Di Marco Rottigni, Chief Technical Security Officer area EMEA di Qualys
Viviamo tempi davvero interessanti: esattamente dieci anni fa il Dipartimento della Difesa U.S. ha definito il dominio cyber come quinto dominio di arte bellica, ma è stato soltanto pochi anni fa che le peculiarità di questa catalogazione sono emerse in tutta la loro evidenza.
Le tecniche di guerra digitale a livello strategico, operativo e tattico, si sono combinate con caratteristiche uniche di questo dominio – come ad esempio l’asimmetria tra attaccante e difensore oppure la velocità di propagazione – contaminandosi con altri ambiti economici e criminali, fino a rappresentare oggi un unicum che premia questa catalogazione elevandola quasi a singolarità tecnologica.
Prendiamo in esame un threat actor particolare, chiamato Lazarus. Innanzitutto per “Threat actor” si intende una denominazione specifica, riservata normalmente agli attori organizzati che sono emersi per l’utilizzo di strategie, procedure e tecniche di attacco ben definite e particolari. Lazarus, nello specifico, è un gruppo sponsorizzato dallo Stato Nord-Coreano e attivo dal 2009; secondo altre classificazioni, questo gruppo può essere conosciuto con l’acronimo APT38, Hidden Cobra, ZINC. La campagna di attacco lanciata dal gruppo era basata su una versione del software IDA Pro armata con un malware trojan e mirata alla compromissione di ricercatori di cybersecurity. Analizzando alcuni aspetti di questi cyberattacchi emergono alcune importanti connotazioni.

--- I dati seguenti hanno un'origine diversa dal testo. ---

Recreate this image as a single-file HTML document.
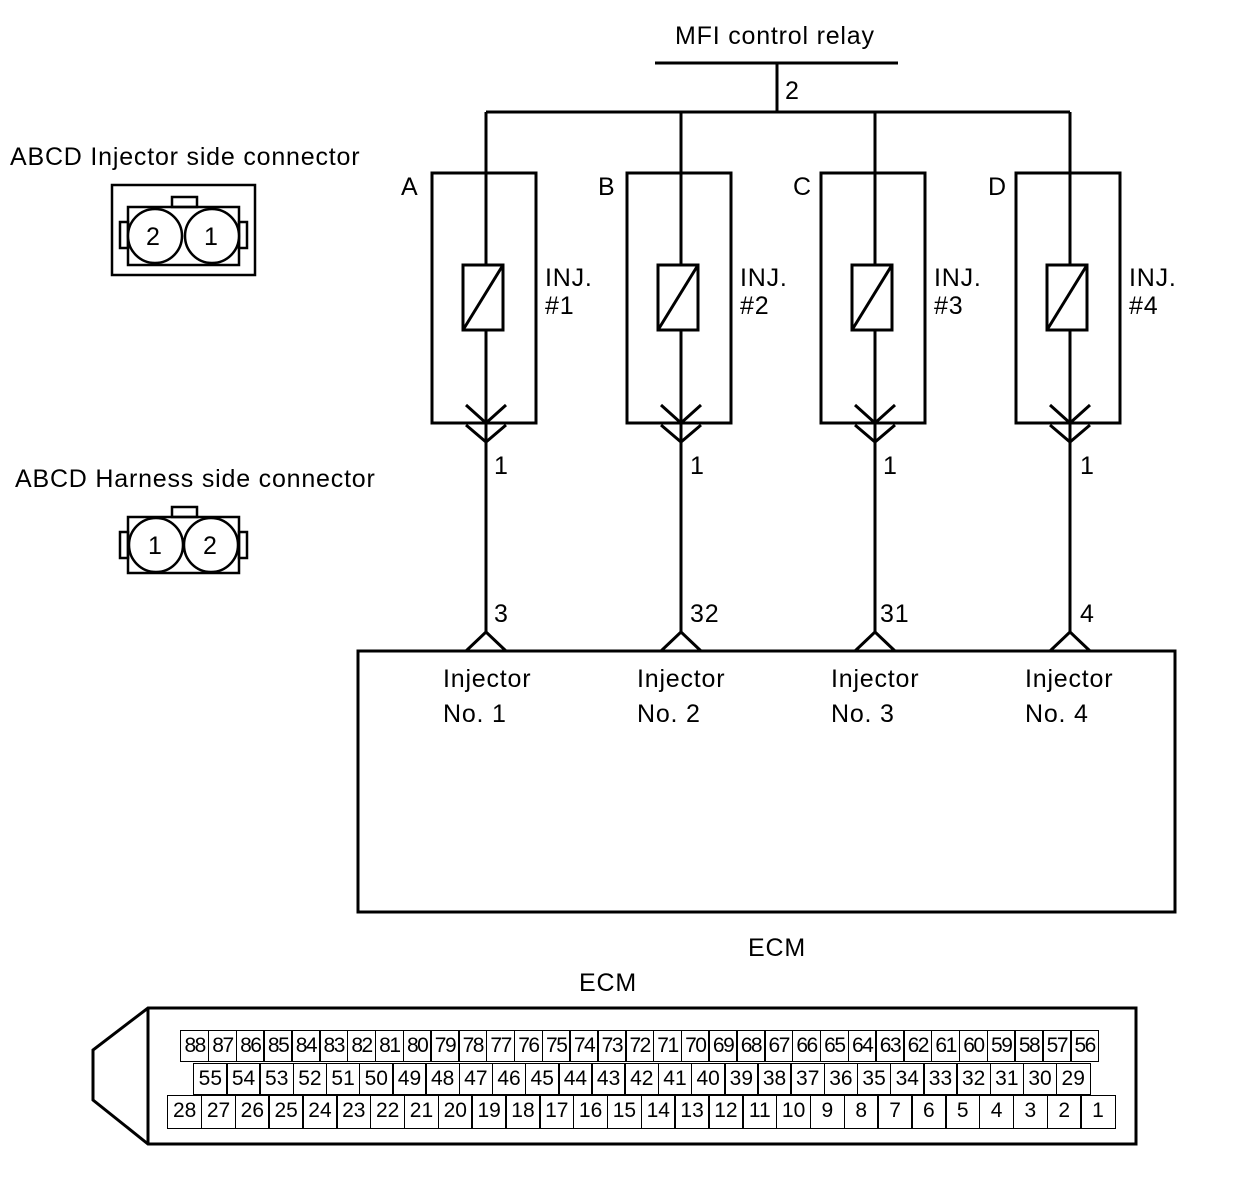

IDA Pro è un potente software che permette agli analisti di security di disassemblare qualunque eseguibile, per esempio per capire in che modo sia possibile infettare i sistemi attraverso un malware. Questa operazione è chiamata reverse engineering. Il motivo per cui IDA Pro è diventato popolare tra i ricercatori di sicurezza è dovuto alla potenza della soluzione, che esiste in una versione gratuita con funzionalità decisamente di livello. Per avvantaggiarsi della potenza della versione completa, però, è necessario acquistare la versione Professional, che ha un costo importante. Questo ha portato diversi ricercatori a cercare versioni piratate o comunque non ufficiali della soluzione, creando l’utenza target per l’attacco di Lazarus Group.
Riflettendo su questo aspetto, è incomprensibile la scelta di cercare una versione craccata di un software per reverse engineering da parte di chi dovrebbe conoscere molto meglio di altri i rischi a cui va incontro: è infatti certo che una versione di software piratata sia infetta con forme di malware più o meno subdolamente celante, ma spesso dagli effetti devastanti. Non che la mossa di Lazarus Group sia in alcun modo giustificabile, ma la scelta del target da parte dell’attaccante potrebbe non essere per nulla casuale. Da un punto di vista strategico, infatti, un ricercatore di cybersecurity occupa un posto di estremo rilievo nella “catena del valore”: potrebbe essere infatti un consulente, infettato il quale si avrebbe accesso a più clienti; oppure colpire un’analista potrebbe aiutare a violare il sancta sanctorum della cybersecurity di un’impresa, la parte più specialistica della filiera di difesa. Ecco perché questa notizia dovrebbe far riflettere su questo strano conflitto tra due fronti che solo in apparenza sono opposti, ma che in realtà rappresentano elementi dannosi per le aziende e per la security in generale.